■ Short problem: Reproduce nothing but the lines from the start of the material through the line that includes "ax.bar(x + w", both ends included, and omit every picture.
>> begin
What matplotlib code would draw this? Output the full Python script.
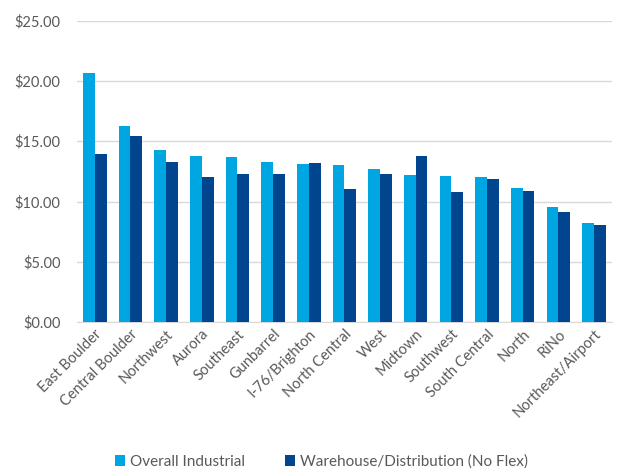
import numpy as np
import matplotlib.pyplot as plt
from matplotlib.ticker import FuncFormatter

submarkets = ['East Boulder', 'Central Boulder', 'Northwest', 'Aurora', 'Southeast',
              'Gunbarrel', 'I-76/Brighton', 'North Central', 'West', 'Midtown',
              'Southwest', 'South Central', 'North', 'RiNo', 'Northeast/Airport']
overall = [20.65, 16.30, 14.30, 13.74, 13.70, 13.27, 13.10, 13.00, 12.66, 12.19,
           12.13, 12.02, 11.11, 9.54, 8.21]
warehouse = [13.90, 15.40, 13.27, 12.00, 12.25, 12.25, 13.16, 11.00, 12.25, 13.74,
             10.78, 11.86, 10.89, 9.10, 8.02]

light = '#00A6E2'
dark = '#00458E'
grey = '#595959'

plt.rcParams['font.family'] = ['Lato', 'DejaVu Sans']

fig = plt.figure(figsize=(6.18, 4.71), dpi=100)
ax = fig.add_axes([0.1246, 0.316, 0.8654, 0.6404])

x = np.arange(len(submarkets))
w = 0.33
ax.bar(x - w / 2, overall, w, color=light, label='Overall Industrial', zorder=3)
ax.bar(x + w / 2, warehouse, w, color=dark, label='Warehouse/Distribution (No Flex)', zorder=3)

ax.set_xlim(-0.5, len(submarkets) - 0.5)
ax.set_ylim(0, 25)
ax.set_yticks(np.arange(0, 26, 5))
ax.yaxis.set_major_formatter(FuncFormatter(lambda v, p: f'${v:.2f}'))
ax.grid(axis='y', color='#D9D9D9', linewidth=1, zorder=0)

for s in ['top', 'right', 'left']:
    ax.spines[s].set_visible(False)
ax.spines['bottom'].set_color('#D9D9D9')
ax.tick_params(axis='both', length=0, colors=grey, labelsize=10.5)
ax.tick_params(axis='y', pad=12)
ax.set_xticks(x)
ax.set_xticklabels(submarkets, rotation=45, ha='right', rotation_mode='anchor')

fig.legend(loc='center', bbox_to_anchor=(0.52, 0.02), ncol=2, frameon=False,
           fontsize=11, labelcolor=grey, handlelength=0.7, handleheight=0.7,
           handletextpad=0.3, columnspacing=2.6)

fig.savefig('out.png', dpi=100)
>> end
■ Output below:
What matplotlib code would draw this? Output the full Python script.
import numpy as np
import matplotlib.pyplot as plt
from matplotlib.ticker import FuncFormatter

submarkets = ['East Boulder', 'Central Boulder', 'Northwest', 'Aurora', 'Southeast',
              'Gunbarrel', 'I-76/Brighton', 'North Central', 'West', 'Midtown',
              'Southwest', 'South Central', 'North', 'RiNo', 'Northeast/Airport']
overall = [20.65, 16.30, 14.30, 13.74, 13.70, 13.27, 13.10, 13.00, 12.66, 12.19,
           12.13, 12.02, 11.11, 9.54, 8.21]
warehouse = [13.90, 15.40, 13.27, 12.00, 12.25, 12.25, 13.16, 11.00, 12.25, 13.74,
             10.78, 11.86, 10.89, 9.10, 8.02]

light = '#00A6E2'
dark = '#00458E'
grey = '#595959'

plt.rcParams['font.family'] = ['Lato', 'DejaVu Sans']

fig = plt.figure(figsize=(6.18, 4.71), dpi=100)
ax = fig.add_axes([0.1246, 0.316, 0.8654, 0.6404])

x = np.arange(len(submarkets))
w = 0.33
ax.bar(x - w / 2, overall, w, color=light, label='Overall Industrial', zorder=3)
ax.bar(x + w / 2, warehouse, w, color=dark, label='Warehouse/Distribution (No Flex)', zorder=3)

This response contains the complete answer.